2006-07-19 Thread Dave Ewart
On Monday, 17.07.2006 at 22:19 +0200, Adam Borowski wrote:

 --- colordiff~  2006-07-17 15:01:56.564810563 +0200
 +++ colordiff   2006-07-17 15:01:56.564810563 +0200
 @@ -31,6 +31,8 @@
  use Getopt::Long qw(:config pass_through);
  use IPC::Open2;
 
 +exec /usr/bin/diff,@ARGV unless -t STDOUT;
 +
  my $app_name = 'colordiff';
  my $version  = '1.0.4';
  my $author   = 'Dave Ewart';
 
 (Of course, the exact place doesn't really matter.)

It's not as simple as that, though: the above will fail if colordiff (or
'diff' if aliased to colordiff) is used in a pipe.  In other words,
this is an incomplete fix.

In detail...

i.e. (assuming 'alias diff=colordiff')

diff file1 file2 - this will work and colour-highlight the output
diff file1 file2  my.patch - this will *not* colour-highlight, as intended

but

someprog | diff  my.patch - this will give an error

/usr/bin/diff: missing operand after `/usr/bin/diff'
/usr/bin/diff: Try `/usr/bin/diff --help' for more information.

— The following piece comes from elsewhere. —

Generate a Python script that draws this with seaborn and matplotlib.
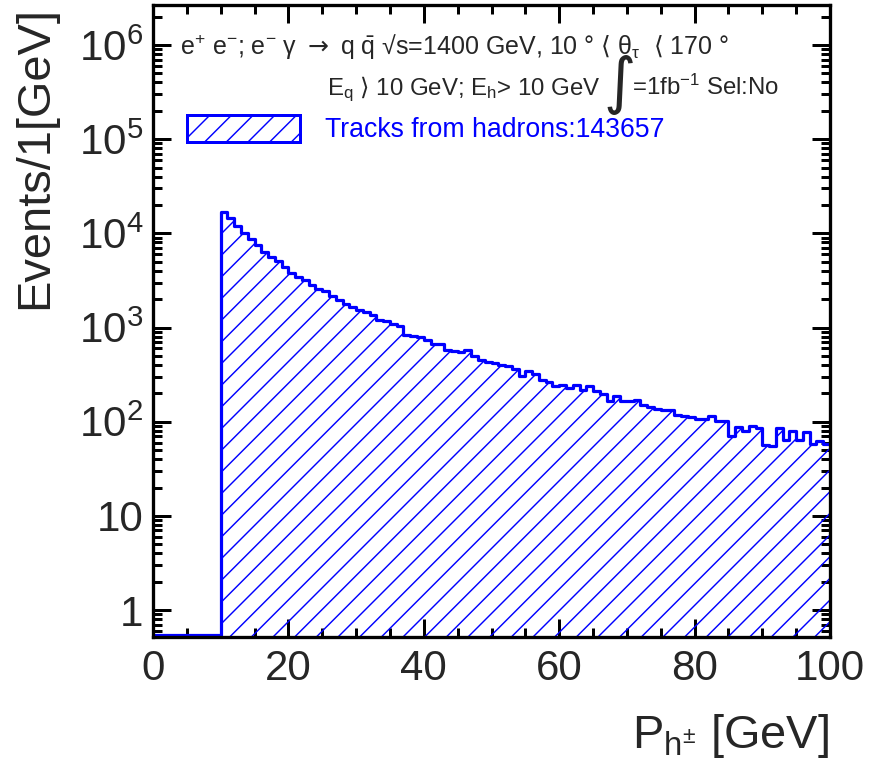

Given this, and the fact that colordiff's entire raison d'être is to
colour highlight, my feeling is that a better option is this: rather than try
to make colordiff *avoid* highlighting in certain circumstances, this
limitation is explained in the man page.

A documentation change might actually be a more thorough solution: it
will make the user know what they're letting themselves in for by
aliasing 'diff' to 'colordiff'.

Thoughts on that, Adam?


   I already reported this bug upstream over three years ago, but it
   appears to be left unfixed.  At least, the bug bit me today again :p
  
  [Odd - I've got no record of you ever contacting me, which is strange
  since I'm usually fairly obsessive about keeping that sort of email.
  Did I ever reply?!  Apologies if not, but I don't think I got your
  message.]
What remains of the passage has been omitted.